--- Data lines ---
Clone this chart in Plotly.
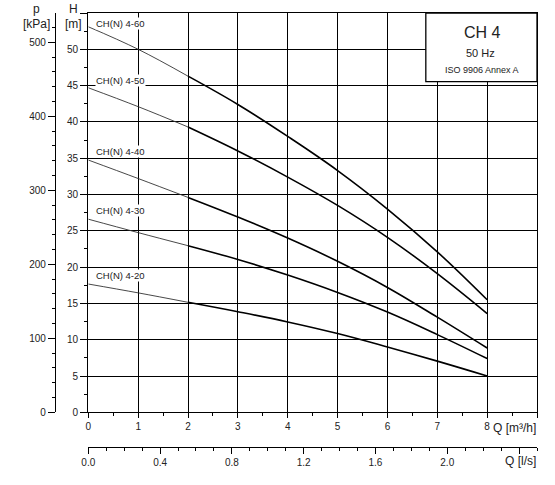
import plotly.graph_objects as go

# --- data ---------------------------------------------------------------
Q_M3H = [0, 1, 2, 3, 4, 5, 6, 7, 8]
PUMPS = ["CH(N) 4-60", "CH(N) 4-50", "CH(N) 4-40", "CH(N) 4-30", "CH(N) 4-20"]
H_4_60 = [53.1, 50.0, 46.3, 42.4, 38.0, 33.3, 28.0, 22.1, 15.5]
H_4_50 = [44.7, 42.1, 39.3, 36.0, 32.4, 28.5, 24.1, 19.1, 13.6]
H_4_40 = [34.75, 32.2, 29.6, 26.9, 24.0, 20.8, 17.2, 13.1, 8.85]
H_4_30 = [26.6, 24.75, 22.95, 21.05, 18.9, 16.5, 13.8, 10.7, 7.4]
H_4_20 = [17.67, 16.45, 15.15, 13.85, 12.45, 10.85, 9.0, 7.05, 5.0]
LABEL_H = [53.6, 45.7, 35.9, 27.8, 18.8]

H_TICKS = [0, 5, 10, 15, 20, 25, 30, 35, 40, 45, 50, 55]
Q_TICKS = [0, 1, 2, 3, 4, 5, 6, 7, 8, 9]
P_TICKS = [0, 100, 200, 300, 400, 500]
QLS_TICKS = [0.0, 0.4, 0.8, 1.2, 1.6, 2.0, 2.4]

W, HGT = 555, 485
ML, MR, MT, MB = 30, 18, 13, 30
FONT = "Liberation Sans, Arial, sans-serif"
INK = "#222"


def px(x, y):
    # pixel position -> paper coords
    return (x - ML) / (W - ML - MR), (HGT - MB - y) / (HGT - MT - MB)


fig = go.Figure()
curves = [H_4_60, H_4_50, H_4_40, H_4_30, H_4_20]
for name, h in zip(PUMPS, curves):
    # thin part outside recommended range, thick part inside
    fig.add_trace(go.Scatter(x=Q_M3H[:3], y=h[:3], mode="lines",
                             line=dict(color="#333", width=0.9, shape="spline", smoothing=1.1),
                             name=name, showlegend=False))
    fig.add_trace(go.Scatter(x=Q_M3H[2:], y=h[2:], mode="lines",
                             line=dict(color="black", width=1.6, shape="spline", smoothing=1.1),
                             name=name, showlegend=False))

# dummy trace so the secondary axes render
fig.add_trace(go.Scatter(x=[None], y=[None], xaxis="x2", yaxis="y2", showlegend=False, hoverinfo="skip"))

x0d = px(88.3, 0)[0]
y0d = px(0, 412.3)[1]
tickfont = dict(family=FONT, size=10, color=INK)

fig.update_layout(
    width=W, height=HGT, margin=dict(l=ML, r=MR, t=MT, b=MB),
    paper_bgcolor="white", plot_bgcolor="white", font=dict(family=FONT, color=INK),
    xaxis=dict(domain=[x0d, 1], range=[0, 9], tickmode="array", tickvals=Q_TICKS,
               ticktext=[str(v) for v in Q_TICKS[:-1]] + [""],
               showgrid=True, gridcolor="black", gridwidth=1.3, zeroline=False,
               showline=True, linecolor="black", linewidth=1.3, mirror=True,
               ticks="outside", ticklen=5, tickcolor="black", tickfont=tickfont,
               minor=dict(dtick=0.5, tick0=0, ticks="outside", ticklen=3, tickcolor="black", showgrid=False)),
    yaxis=dict(domain=[y0d, 1], range=[0, 55], tickmode="array", tickvals=H_TICKS,
               ticktext=[str(v) for v in H_TICKS[:-1]] + [""],
               showgrid=True, gridcolor="black", gridwidth=1.3, zeroline=False,
               showline=True, linecolor="black", linewidth=1.3, mirror=True,
               ticks="outside", ticklen=7, tickcolor="black", tickfont=tickfont,
               minor=dict(dtick=2.5, tick0=0, ticks="outside", ticklen=3, tickcolor="black", showgrid=False)),
    xaxis2=dict(overlaying="x", anchor="free", position=px(0, 446.7)[1], side="bottom",
                range=[0, 2.5], tickmode="array", tickvals=QLS_TICKS,
                ticktext=[f"{v:.1f}" for v in QLS_TICKS[:-1]] + [""],
                showgrid=False, zeroline=False, showline=True, linecolor="black", linewidth=1.3,
                ticks="outside", ticklen=6, tickcolor="black", tickfont=tickfont,
                minor=dict(dtick=0.1, tick0=0, ticks="outside", ticklen=3, tickcolor="black")),
    yaxis2=dict(overlaying="y", anchor="free", position=px(55, 0)[0], side="left",
                range=[0, 55 * 9.81], tickmode="array", tickvals=P_TICKS,
                showgrid=False, zeroline=False, showline=True, linecolor="black", linewidth=1.3,
                ticks="outside", ticklen=7, tickcolor="black", tickfont=tickfont,
                minor=dict(dtick=20, tick0=0, ticks="outside", ticklen=3, tickcolor="black")),
)

# info box top right
fig.add_shape(type="rect", xref="x", yref="y", x0=6.77, x1=9, y0=45.55, y1=55,
              fillcolor="white", line=dict(color="black", width=1.3), layer="above")

ann = []
for name, yl in zip(PUMPS, LABEL_H):
    ann.append(dict(x=0.14, y=yl, xref="x", yref="y", text=name, showarrow=False, xanchor="left",
                    yanchor="middle", bgcolor="white", borderpad=0, font=dict(size=9.5, color=INK)))

for text, x, y, size in [("p", 36.5, 9, 12), ("[kPa]", 36.5, 24, 12), ("H", 73, 9, 12), ("[m]", 73, 24, 12),
                         ("CH 4", 482.7, 33, 16), ("50 Hz", 480.5, 53, 11), ("ISO 9906 Annex A", 482, 70, 9)]:
    xp, yp = px(x, y)
    ann.append(dict(x=xp, y=yp, xref="paper", yref="paper", text=text, showarrow=False,
                    xanchor="center", yanchor="middle", font=dict(size=size, color=INK)))

for text, y in [("Q [m³/h]", 428), ("Q [l/s]", 461)]:
    xp, yp = px(538, y)
    ann.append(dict(x=xp, y=yp, xref="paper", yref="paper", text=text, showarrow=False,
                    xanchor="right", yanchor="middle", font=dict(size=12, color=INK)))

fig.update_layout(annotations=ann)
# the page body has a default 8px margin; drop it so the figure sits at (0, 0)
fig.write_html("out.html", config={"displayModeBar": False},
               post_script="document.body.style.margin='0px';")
---
» Exercise description
Every line above should be returned word for word, with the pictures left behind.

» Task answer
Clone this chart in Plotly.
import plotly.graph_objects as go

# --- data ---------------------------------------------------------------
Q_M3H = [0, 1, 2, 3, 4, 5, 6, 7, 8]
PUMPS = ["CH(N) 4-60", "CH(N) 4-50", "CH(N) 4-40", "CH(N) 4-30", "CH(N) 4-20"]
H_4_60 = [53.1, 50.0, 46.3, 42.4, 38.0, 33.3, 28.0, 22.1, 15.5]
H_4_50 = [44.7, 42.1, 39.3, 36.0, 32.4, 28.5, 24.1, 19.1, 13.6]
H_4_40 = [34.75, 32.2, 29.6, 26.9, 24.0, 20.8, 17.2, 13.1, 8.85]
H_4_30 = [26.6, 24.75, 22.95, 21.05, 18.9, 16.5, 13.8, 10.7, 7.4]
H_4_20 = [17.67, 16.45, 15.15, 13.85, 12.45, 10.85, 9.0, 7.05, 5.0]
LABEL_H = [53.6, 45.7, 35.9, 27.8, 18.8]

H_TICKS = [0, 5, 10, 15, 20, 25, 30, 35, 40, 45, 50, 55]
Q_TICKS = [0, 1, 2, 3, 4, 5, 6, 7, 8, 9]
P_TICKS = [0, 100, 200, 300, 400, 500]
QLS_TICKS = [0.0, 0.4, 0.8, 1.2, 1.6, 2.0, 2.4]

W, HGT = 555, 485
ML, MR, MT, MB = 30, 18, 13, 30
FONT = "Liberation Sans, Arial, sans-serif"
INK = "#222"


def px(x, y):
    # pixel position -> paper coords
    return (x - ML) / (W - ML - MR), (HGT - MB - y) / (HGT - MT - MB)


fig = go.Figure()
curves = [H_4_60, H_4_50, H_4_40, H_4_30, H_4_20]
for name, h in zip(PUMPS, curves):
    # thin part outside recommended range, thick part inside
    fig.add_trace(go.Scatter(x=Q_M3H[:3], y=h[:3], mode="lines",
                             line=dict(color="#333", width=0.9, shape="spline", smoothing=1.1),
                             name=name, showlegend=False))
    fig.add_trace(go.Scatter(x=Q_M3H[2:], y=h[2:], mode="lines",
                             line=dict(color="black", width=1.6, shape="spline", smoothing=1.1),
                             name=name, showlegend=False))

# dummy trace so the secondary axes render
fig.add_trace(go.Scatter(x=[None], y=[None], xaxis="x2", yaxis="y2", showlegend=False, hoverinfo="skip"))

x0d = px(88.3, 0)[0]
y0d = px(0, 412.3)[1]
tickfont = dict(family=FONT, size=10, color=INK)

fig.update_layout(
    width=W, height=HGT, margin=dict(l=ML, r=MR, t=MT, b=MB),
    paper_bgcolor="white", plot_bgcolor="white", font=dict(family=FONT, color=INK),
    xaxis=dict(domain=[x0d, 1], range=[0, 9], tickmode="array", tickvals=Q_TICKS,
               ticktext=[str(v) for v in Q_TICKS[:-1]] + [""],
               showgrid=True, gridcolor="black", gridwidth=1.3, zeroline=False,
               showline=True, linecolor="black", linewidth=1.3, mirror=True,
               ticks="outside", ticklen=5, tickcolor="black", tickfont=tickfont,
               minor=dict(dtick=0.5, tick0=0, ticks="outside", ticklen=3, tickcolor="black", showgrid=False)),
    yaxis=dict(domain=[y0d, 1], range=[0, 55], tickmode="array", tickvals=H_TICKS,
               ticktext=[str(v) for v in H_TICKS[:-1]] + [""],
               showgrid=True, gridcolor="black", gridwidth=1.3, zeroline=False,
               showline=True, linecolor="black", linewidth=1.3, mirror=True,
               ticks="outside", ticklen=7, tickcolor="black", tickfont=tickfont,
               minor=dict(dtick=2.5, tick0=0, ticks="outside", ticklen=3, tickcolor="black", showgrid=False)),
    xaxis2=dict(overlaying="x", anchor="free", position=px(0, 446.7)[1], side="bottom",
                range=[0, 2.5], tickmode="array", tickvals=QLS_TICKS,
                ticktext=[f"{v:.1f}" for v in QLS_TICKS[:-1]] + [""],
                showgrid=False, zeroline=False, showline=True, linecolor="black", linewidth=1.3,
                ticks="outside", ticklen=6, tickcolor="black", tickfont=tickfont,
                minor=dict(dtick=0.1, tick0=0, ticks="outside", ticklen=3, tickcolor="black")),
    yaxis2=dict(overlaying="y", anchor="free", position=px(55, 0)[0], side="left",
                range=[0, 55 * 9.81], tickmode="array", tickvals=P_TICKS,
                showgrid=False, zeroline=False, showline=True, linecolor="black", linewidth=1.3,
                ticks="outside", ticklen=7, tickcolor="black", tickfont=tickfont,
                minor=dict(dtick=20, tick0=0, ticks="outside", ticklen=3, tickcolor="black")),
)

# info box top right
fig.add_shape(type="rect", xref="x", yref="y", x0=6.77, x1=9, y0=45.55, y1=55,
              fillcolor="white", line=dict(color="black", width=1.3), layer="above")

ann = []
for name, yl in zip(PUMPS, LABEL_H):
    ann.append(dict(x=0.14, y=yl, xref="x", yref="y", text=name, showarrow=False, xanchor="left",
                    yanchor="middle", bgcolor="white", borderpad=0, font=dict(size=9.5, color=INK)))

for text, x, y, size in [("p", 36.5, 9, 12), ("[kPa]", 36.5, 24, 12), ("H", 73, 9, 12), ("[m]", 73, 24, 12),
                         ("CH 4", 482.7, 33, 16), ("50 Hz", 480.5, 53, 11), ("ISO 9906 Annex A", 482, 70, 9)]:
    xp, yp = px(x, y)
    ann.append(dict(x=xp, y=yp, xref="paper", yref="paper", text=text, showarrow=False,
                    xanchor="center", yanchor="middle", font=dict(size=size, color=INK)))

for text, y in [("Q [m³/h]", 428), ("Q [l/s]", 461)]:
    xp, yp = px(538, y)
    ann.append(dict(x=xp, y=yp, xref="paper", yref="paper", text=text, showarrow=False,
                    xanchor="right", yanchor="middle", font=dict(size=12, color=INK)))

fig.update_layout(annotations=ann)
# the page body has a default 8px margin; drop it so the figure sits at (0, 0)
fig.write_html("out.html", config={"displayModeBar": False},
               post_script="document.body.style.margin='0px';")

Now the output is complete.